Can you name some processor architecture ?
cool …
ARM’s ARM Architecture
Atmel’s AVR architecture
Microchip’s PIC architecture
Texas Instruments’s MSP430 architecture
Intel’s 8051 architecture
Zilog’s Z80 architecture
for now just understand that architecture is a design of a processor.A group of processors can have the same architecture but it may vary from manufacturer to manufacturer or even from processor to processor
so all processors are not same.
so as you told me before that machine language is the language understand by the processor.so each processor or processor family has its own machine language.Try to understand that machine language is very specific to hardware on which it is going to run.
so we cannot guarantee that a program written in machine language of processor A can be run on processor B.
This is true that all the processors can understand only 0 and 1.But the order in which these strings is specific to the processor.For eg if 0111 represents add command on Processor A then it is possible that it can represent subtract command on processor B or may represent nothing at all.So every processor manufacture provides a manual for these codes and their meaning and the programmer has to write programs according to these manuals.
So every program written in non machine language has to be translated (compiled) first.This equally applies for programs written in C.Every program written in C has to be converted first into the machine language of the processor on which you are going to run.
Compiler : A compiler is a program that converts instructions from one language into equivalent instructions in another language.It also does other tasks like syntax checking.However It can’t detect logical errors.
Different processors have different compilers either provided by the processor manufacture or third party compiler manufactures .So if you want to run a c program on x86 then you have to first compile the program using x86 specific compiler.Similarly if you want to run the same c program on amd processor then you have to compile that program using compiler specific to the amd.
But there are cross compiler which can generate machine code from C language for different architectures.
And what we use today are cross compilers only
1980 Introl C Compiler for the Motorola 6809 processor.
GCC cross compiler system.
See the image of wikipedia page showing target processors for which GCC can compile machine code.
GCC code compatible processors
GCC code compatible processors
so whats the difference between compiler and assembler?
According to me conceptually both do the same things.Conversion of one language into another language.
Assembler can convert only assembly language into machine language.It is implemented as a software.
The source and target language are fixed for assembler.Assemblers are also specific to architecture and can only translate assembly language supported by that architecture.
But for compiler both source and target language can be different.
There are compilers which came with assemblers+linker+editor and the whole package is known as compiler.These compilers generate the assembly language code which is then converted into the machine language by the inbuilt assembler.
Some compilers such as the Microsoft C compiler will compile C and C++ source code directly into machine code. GCC on the other hand will compile C and C++ into assembly language, and an inbuilt assembler is used to convert that into the appropriate machine code.
Why they do this is not a point here.We will refer the term compiler for the thing which convert any non machine language into machine language.The output of the compiler is the object file (.obj on windows or .o on unix) containing the equivalent machine language.

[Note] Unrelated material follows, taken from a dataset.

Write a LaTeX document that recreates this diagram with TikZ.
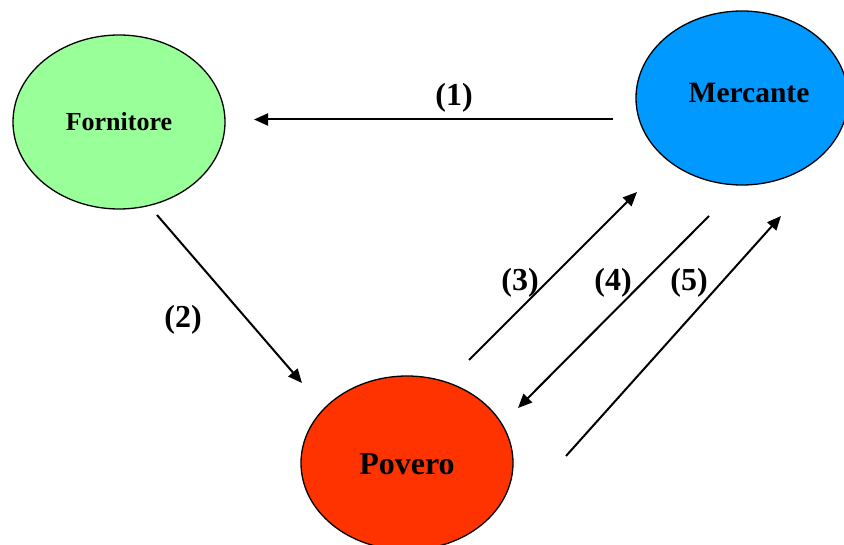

There are compilers which can produce machine code from different programming languages and for multiple processor architectures.GCC is one of them and also the most important of them.
So how a compiler depends on Operating system.And most important when i download a compiler, then they ask me only if i want for windows or linux.They never mention processor.Why is this so?
There are basically two reasons.
1.Most of the compilers use in today are ported to almost every architecture which is in use today.They assume that you are using one of the ported architecture.
2.Second there are many other functionalities which a compiler as a software needs and which are generally available in the Os.So the compiler vendors ask for the Os to provide the correct compiler.
Ok now with the use of compiler i have converted my source code into machine language and i have the myprogram.obj file.Now can i run the program please.
Not so fast…
There is still something missing
Suppose your program has many source files.
you have converted each into its equivalent object code with the help of compiler..
now how will you execute your program?
selecting all the 3 and double clicking them
and what happens if your program has thousands of .obj (real life)
So this is not the way things goes here
these files have to be combined into one big file called executable.
This is done by the linker.Linkers also came integrated with compiler or as a separate utility.
There are other things which a linker do but i am not going to take you deeper.
The compiler which we are going to use is Bloodshed dev c/c++.It uses Mingw which in turn uses GCC.
GCC  has inbuilt assembler and linker.
In this article i have not given the actual working of compiler and linker but have explained what are they and what they do.
This is sufficient for most of us to move on to next big thing.